Les jambes que j'avais de novembre et décembre si douloureuses ne me font plus souffrir. Je les sens fatiguées mais ça n'est plus une douleur par élancements.
Je dors peu. Rien à voir avec des insomnies, le sommeil me prend à peine allongée avec une violence de perte de conscience. Et il se fait profond. Mais aux soirées, nous nous retrouvons entre amis, tentons de nous serrer les coudes, j'essaie aussi de voir d'autres personnes, un peu comme s'il fallait se dire combien nous tenons les uns aux autres avant que l'on nous en empêche. Je suis fatiguée, forcément, mais pas plus qu'à l'ordinaire de mon rythme de marmotte en hibernation.
Je n'ai plus peur de rien. Déjà que je n'étais pas trouillarde, mais là c'est : plus rien. Me restait une frousse de Poutine, même en photo ou en caricature, ce type m'effrayait, au sens littéral : il me faisait froid dans le dos. Du jour au lendemain, nada, nichts, plus rien. Le voir en photo ne me met plus en alerte. J'avoue : je n'ai pas essayé de le voir en vrai.
Je ne perçois plus les présences derrière moi. Par exemple sur un quai de train ou un trottoir, si quelqu'un arrive en allant plus vite que moi. Sauf s'il fait du bruit en avançant, je ne prends conscience qu'il y a quelqu'un qu'au moment d'être dépassée - et souvent bousculée, puisque je n'ai pas su que quelqu'un arrivait, je ne me suis pas décalée -. C'est d'autant plus curieux qu'on aurait pu croire la période troublée porteuse de "qui-vive", mais tout ce passe comme si c'était tout le contraire.
Pendant au moins trois semaines l'ensemble s'est combiné avec un état de méta-distraction qui m'a fait faire, sauf au travail où j'ai surcompensé (je crois que ça a marché, ou alors les collègues et les clients ont été adorables et ont fait comme si de rien n'était), plein de bêtises, d'oublis, le genre de chose que l'on fait au début de l'état amoureux sauf qu'au lieu d'être sur mon petit nuage j'étais dans une tempête.
L'un dans l'autre, j'ai l'impression de n'être plus moi-même, plus tout à fait. Le plus fort, c'est le froid qui ne m'atteint pas. J'ai tellement vécu dans sa hantise, à devoir m'en protéger pour pouvoir les mois d'hiver fonctionner, que je suis toute désemparée. Pour autant le chaud n'est pas devenu mon ennemi. Au club de sport je m'installe dans sauna ou hammam avec autant de plaisir qu'avant, même si j'y transpire moins. Mais je n'y éprouve plus cette part de soulagement qu'il y avait auparavant. Ce ne sont plus des abris face à une menace.

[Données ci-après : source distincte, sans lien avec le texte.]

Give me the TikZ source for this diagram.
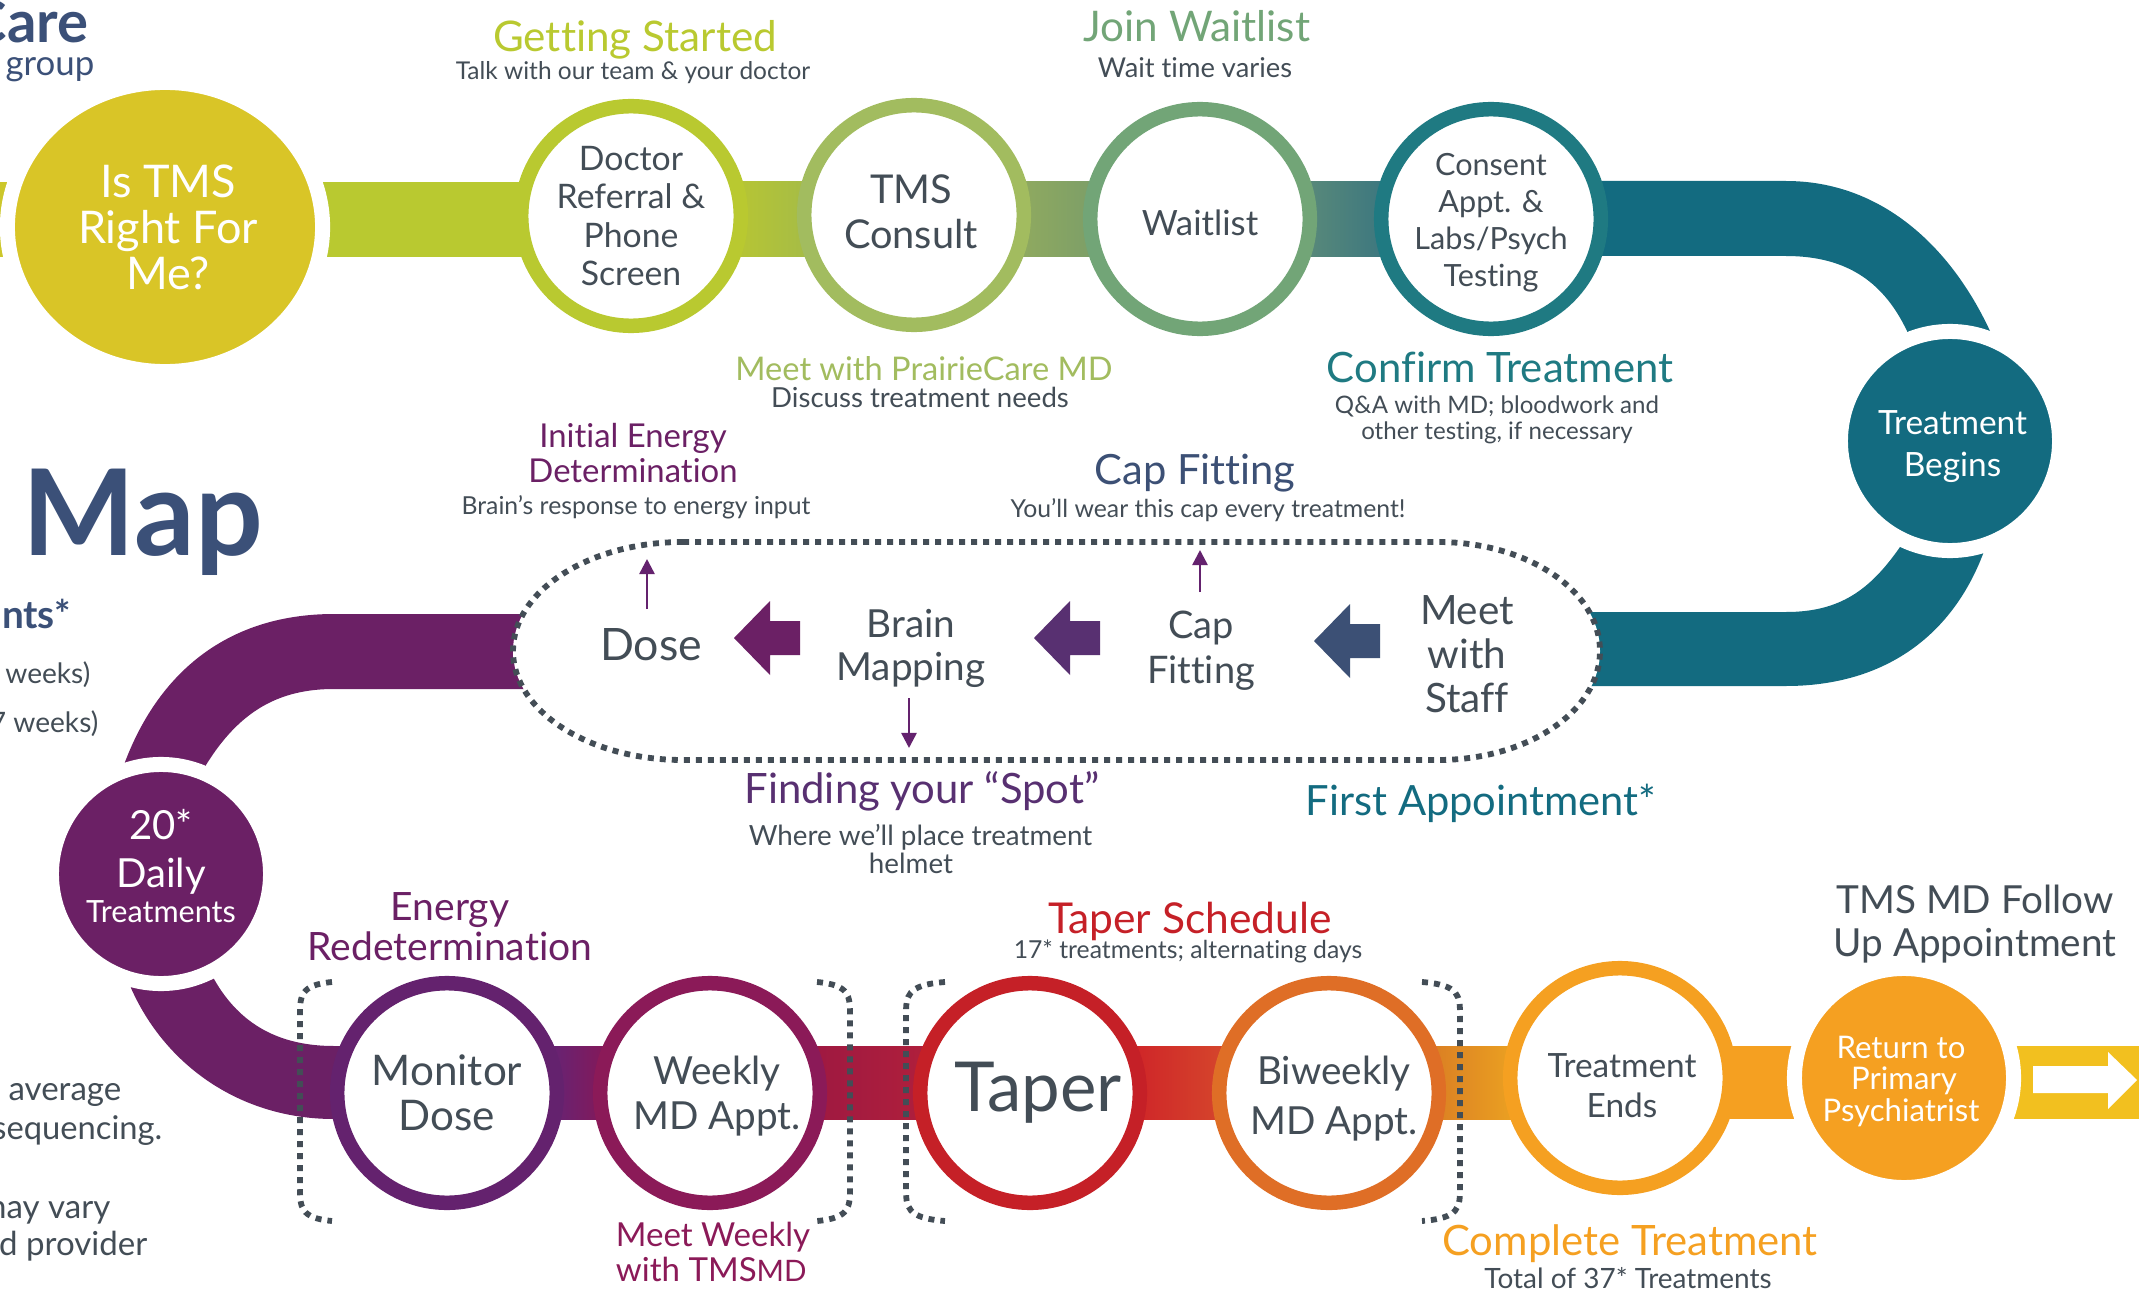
\documentclass[tikz,border=0pt]{standalone}
\usepackage{fontspec}
\setmainfont[Ligatures=NoCommon]{Lato}
\usetikzlibrary{shapes.geometric,backgrounds,arrows.meta}
\definecolor{navy}{HTML}{3B5078}
\definecolor{ink}{HTML}{434D56}
\definecolor{dotgray}{HTML}{434D56}
\definecolor{mustard}{HTML}{D9C527}
\definecolor{lime}{HTML}{B9C930}
\definecolor{sage}{HTML}{A2BC5F}
\definecolor{fern}{HTML}{72A577}
\definecolor{lagoon}{HTML}{1F7A82}
\definecolor{teal}{HTML}{136B80}
\definecolor{plum}{HTML}{6B2065}
\definecolor{grape}{HTML}{64226E}
\definecolor{wine}{HTML}{8B1A58}
\definecolor{crimson}{HTML}{C52027}
\definecolor{rust}{HTML}{DF6E26}
\definecolor{amber}{HTML}{F5A021}
\definecolor{sun}{HTML}{F2C01F}
\definecolor{doctorL}{RGB}{208,211,24}
\definecolor{doctorR}{RGB}{140,174,98}
\definecolor{consultL}{RGB}{170,186,83}
\definecolor{consultR}{RGB}{98,142,116}
\definecolor{waitL}{RGB}{127,162,114}
\definecolor{waitR}{RGB}{22,94,135}
\definecolor{monitorL}{RGB}{46,55,169}
\definecolor{monitorR}{RGB}{188,5,36}
\definecolor{weeklyL}{RGB}{143,19,70}
\definecolor{weeklyR}{RGB}{191,37,55}
\definecolor{taperL}{RGB}{201,0,35}
\definecolor{taperR}{RGB}{219,107,49}
\definecolor{biweeklyL}{RGB}{199,85,37}
\definecolor{biweeklyR}{RGB}{255,204,32}
\newcommand\fs[2]{\fontsize{#1}{#2}\selectfont}
\newcommand\pad[1]{\rule{0pt}{#1cm}}
\begin{document}
\begin{tikzpicture}[x=.01cm,y=-.01cm,
ring/.style={circle,draw=#1,fill=white,line width=.145cm,minimum size=2.195cm,inner sep=0,text=ink,align=center},
disc/.style={circle,fill=#1,draw=white,line width=.15cm,minimum size=2.19cm,inner sep=0,text=white,align=center},
lbl/.style={inner sep=0,text=#1,align=center},
dotline/.style={draw=dotgray,line width=.058cm,dash pattern=on .06cm off .06cm},
thin arrow/.style={draw=grape,line width=.025cm,-{Triangle[length=.15cm,width=.15cm]}},
leftarr/.pic={\fill[pic actions](0,0)--(36,-37)--(36,-17)--(66,-17)--(66,17)--(36,17)--(36,37)--cycle;}]
\useasboundingbox(0,0)rectangle(2139,1297);
\node[disc=mustard,ellipse,minimum width=3.15cm,minimum height=2.89cm,font=\fs{12.8}{13.1}](istms)at(165,227){\hspace*{.06cm}Is TMS\\\hspace*{.06cm}Right For\\\hspace*{.06cm}Me?};
\node[ring=lime,font=\fs{9.6}{10.95}](doctor)at(631,216){Doctor\\Referral \&\\Phone\\Screen};
\node[ring=sage,font=\fs{11.3}{12.8}](consult)at(914,215){TMS\hspace*{.06cm}\\Consult\hspace*{.06cm}\rule[-.06cm]{0pt}{.06cm}};
\node[ring=fern,font=\fs{9.9}{11}](waitlist)at(1200,219){\pad{.34}Waitlist};
\node[ring=lagoon,font=\fs{8.7}{10.5}](consent)at(1491,219){\pad{.29}Consent\\Appt. \&\\Labs/Psych\\Testing};
\node[disc=teal,font=\fs{9.5}{12}](begins)at(1950,441){\pad{.35}\hspace*{.05cm}Treatment\\\hspace*{.05cm}Begins};
\node[disc=plum,font=\fs{11.4}{13.4}](daily)at(161,874){20*\\Daily\\[-.12cm]{\fs{8.7}{11.4}Treatments\rule[-.16cm]{0pt}{.16cm}}};
\node[ring=grape,font=\fs{12}{12.8}](monitor)at(447,1093){Monitor\\Dose};
\node[ring=wine,font=\fs{11}{12.8}](weekly)at(710,1093){\pad{.35}\hspace*{.14cm}Weekly\\\hspace*{.14cm}MD Appt.};
\node[ring=crimson,font=\fs{19.6}{21}](taper)at(1030,1093){\hspace*{.16cm}Taper};
\node[ring=rust,font=\fs{11}{14.2}](biweekly)at(1329,1093){\pad{.39}\hspace*{.1cm}Biweekly\\\hspace*{.1cm}MD Appt.};
\node[ring=amber,font=\fs{9.5}{11.2}](ends)at(1620,1078){\pad{.39}\hspace*{.04cm}Treatment\\\hspace*{.04cm}Ends};
\node[disc=amber,font=\fs{8.85}{8.9}](psych)at(1904,1078){\pad{.29}Return to\hspace*{.06cm}\\Primary\hspace*{.06cm}\\Psychiatrist\hspace*{.06cm}};
\begin{pgfonlayer}{background}
\fill[mustard!60!lime](0,182)rectangle(istms.center |- 0,257);
\fill[lime](istms.center |- 0,182)rectangle(doctor.center |- 0,257);
\fill[left color=doctorL,right color=doctorR](doctor.center |- 0,182)rectangle(consult.center |- 0,257);
\fill[left color=consultL,right color=consultR](consult.center |- 0,182)rectangle(waitlist.center |- 0,257);
\fill[left color=waitL,right color=waitR](waitlist.center |- 0,182)rectangle(consent.center |- 0,257);
\fill[teal](consent.center |- 0,181)--(1786,181)..controls(1880,181)and(1950,245)..(1990,331)--(1996,360)--(1915,360)--(1907,331)..controls(1885,285)and(1850,256)..(1786,256)--(consent.center |- 0,256)--cycle;
\fill[teal](1500,612)--(1786,612)..controls(1840,612)and(1870,590)..(1900,547)--(1915,520)--(1990,525)--(1983,554)..controls(1950,640)and(1880,686)..(1786,686)--(1500,686)--cycle;
\fill[plum](560,614)--(334,614)..controls(230,614)and(160,670)..(125,762)--(118,800)--(196,800)--(206,765)..controls(240,710)and(280,689)..(334,689)--(560,689)--cycle;
\fill[plum](monitor.center |- 0,1046)--(334,1046)..controls(280,1046)and(240,1025)..(214,979)--(200,950)--(125,950)--(131,988)..controls(165,1065)and(240,1119)..(334,1119)--(monitor.center |- 0,1119)--cycle;
\fill[left color=monitorL,right color=monitorR](monitor.center |- 0,1046)rectangle(weekly.center |- 0,1119);
\fill[left color=weeklyL,right color=weeklyR](weekly.center |- 0,1046)rectangle(taper.center |- 0,1119);
\fill[left color=taperL,right color=taperR](taper.center |- 0,1046)rectangle(biweekly.center |- 0,1119);
\fill[left color=biweeklyL,right color=biweeklyR](biweekly.center |- 0,1046)rectangle(ends.center |- 0,1119);
\fill[amber](ends.center |- 0,1046)rectangle(psych.center |- 0,1119);
\fill[sun](psych.center |- 0,1046)rectangle(2139,1119);
\end{pgfonlayer}
\path[fill=white,dotline](683,542)--(1438,542)arc[start angle=-90,end angle=90,x radius=162,y radius=109]--(683,760)arc[start angle=90,end angle=270,x radius=170,y radius=109]--cycle;
\foreach \xa/\xb in {332/300,945/906,817/850,1422/1460}
\draw[dotline](\xa,982)..controls(\xb,985)and(\xb,996)..(\xb,1016)--(\xb,1187)..controls(\xb,1207)and(\xb,1218)..(\xa,1221);
\fill[white](2033,1066)--(2108,1066)--(2108,1052)--(2137,1080)--(2108,1109)--(2108,1093)--(2033,1093)--cycle;
\node[lbl=ink,font=\fs{12.7}{14},anchor=base](dose)at(651,660){Dose};
\node[lbl=ink,font=\fs{11}{12.2}](mapping)at(911,648){Brain\\Mapping};
\node[lbl=ink,font=\fs{10.8}{12.8}](fitting)at(1201,651){Cap\\Fitting};
\node[lbl=ink,font=\fs{11.5}{12.5}](staff)at(1467,654){Meet\\with\\Staff};
\path(734,638)pic[fill=plum]{leftarr};
\path(1034,638)pic[fill=grape!70!navy]{leftarr};
\path(1314,641)pic[fill=navy!90!ink]{leftarr};
\coordinate(dosefoot)at(647,609);\coordinate(dosetip)at(647,559);
\coordinate(brainfoot)at(909,698);\coordinate(braintip)at(909,748);
\coordinate(capfoot)at(1200,592);\coordinate(captip)at(1200,550);
\draw[thin arrow](dosefoot)--(dosetip);
\draw[thin arrow](brainfoot)--(braintip);
\draw[thin arrow](capfoot)--(captip);
\node[lbl=lime,font=\fs{12}{13},anchor=base](started)at(635,52){Getting Started};
\node[lbl=ink,font=\fs{6.96}{8},anchor=base](talk)at(633,80){Talk with our team \& your doctor};
\node[lbl=fern,font=\fs{12}{13},anchor=base](join)at(1197,42){Join Waitlist};
\node[lbl=ink,font=\fs{7.77}{8},anchor=base](varies)at(1195,78){Wait time varies};
\node[lbl=sage,font=\fs{9.27}{10},anchor=base](meetmd)at(924,380){Meet with PrairieCare MD};
\node[lbl=ink,font=\fs{7.85}{8},anchor=base](discuss)at(920,407){Discuss treatment needs};
\node[lbl=lagoon,font=\fs{11.9}{13},anchor=base](confirm)at(1500,382){Confirm Treatment};
\node[lbl=ink,font=\fs{6.85}{7.5}](qanda)at(1497,420){Q\&A with MD; bloodwork and\\other testing, if necessary};
\node[lbl=plum,font=\fs{9.35}{9.7}](initial)at(633,453){Initial Energy\\Determination};
\node[lbl=ink,font=\fs{7.05}{8},anchor=base](input)at(636,514){Brain’s response to energy input};
\node[lbl=navy!90!ink,font=\fs{11.85}{13},anchor=base](capfit)at(1195,484){Cap Fitting};
\node[lbl=ink,font=\fs{7.05}{8},anchor=base](every)at(1208,517){You’ll wear this cap every treatment!};
\node[lbl=grape!70!navy,font=\fs{11.9}{13},anchor=base](spot)at(922,803){Finding your “Spot”};
\node[lbl=ink,font=\fs{7.9}{8.2}](helmet)at(911,849){\hspace*{.19cm}Where we’ll place treatment\\helmet};
\node[lbl=teal,font=\fs{11.85}{13},anchor=base](first)at(1481,815){First Appointment*};
\node[lbl=plum,font=\fs{11.1}{11.4}](redet)at(450,927){Energy\\Redetermination};
\node[lbl=crimson,font=\fs{12.1}{13},anchor=base](schedule)at(1190,933){Taper Schedule};
\node[lbl=ink,font=\fs{7.04}{8},anchor=base](alternating)at(1188,958){17* treatments; alternating days};
\node[lbl=wine,font=\fs{9.4}{9.7},align=left](tmsmd)at(713,1252){Meet Weekly\\with TMS{\fs{8.4}{9.7}MD}};
\node[lbl=amber,font=\fs{11.9}{13},anchor=base](complete)at(1630,1255){Complete Treatment};
\node[lbl=ink,font=\fs{7.95}{8},anchor=base](total)at(1628,1288){Total of 37* Treatments};
\node[lbl=ink,font=\fs{11}{12}](followup)at(1975,924){TMS MD Follow\\Up Appointment};
\node[lbl=navy,font=\bfseries\fs{16.5}{17},anchor=base east](care)at(89,43){Care};
\node[lbl=navy,font=\fs{9.9}{10},anchor=base east](group)at(95,76){group};
\node[lbl=navy,font=\bfseries\fs{34}{35},anchor=base](map)at(143,555){Map};
\node[lbl=navy,font=\bfseries\fs{11}{12},anchor=base east](nts)at(72,628){nts*};
\node[lbl=ink,font=\fs{8}{9},anchor=base east](weeksa)at(91,683){weeks)};
\node[lbl=ink,font=\fs{8}{9},anchor=base east](weeksb)at(99,732){7 weeks)};
\node[lbl=ink,font=\fs{9.4}{10},anchor=base east](average)at(122,1100){average};
\node[lbl=ink,font=\fs{9.3}{10},anchor=base east](sequencing)at(163,1139){sequencing.};
\node[lbl=ink,font=\fs{9.4}{10},anchor=base east](vary)at(111,1218){may vary};
\node[lbl=ink,font=\fs{9.4}{10},anchor=base east](provider)at(148,1255){d provider};
\end{tikzpicture}
\end{document}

Je marche du coup beaucoup dans la ville, moins que les premières semaines durant lesquelles je suis souvent rentrée d'assez loin jusqu'à Clichy à pied. Interloquée de n'avoir pas froid.
Mon regret est de n'avoir pas su trouver d'explication. J'imagine quelque chose avec la thyroïde (1). Un choc psychique si violent que la violence de la pression aurait d'un seul coup dégagé des plaques d'un calcaire intérieur et qu'à présent l'organisme serait mieux irrigué. Mon corps est parti sur le sentier de la guerre, le vieil animal en moi s'est réveillé et qui m'aide dans un premier temps à pouvoir résister face aux vagues de peine, de larmes dans les yeux, qui n'ont pas encore vraiment cessé leurs va-et-viens d'intimes marées. Je sens en moi une force physique déjà présente depuis les trois premiers mois de mon nouveau métier mais qui résiste à la fatigue générale. Si ça n'était qu'une poussée d'adrénaline, ça se serait déjà estompé. Mais non.
On dirait que l'ami, en nous étant si violemment arraché, m'a fait quelques cadeaux posthumes. Il faudrait les accepter comme une consolation.
(1) J'ai été traitée pour hypothyroïdie il y a quelques années, après le premier choc amical violent.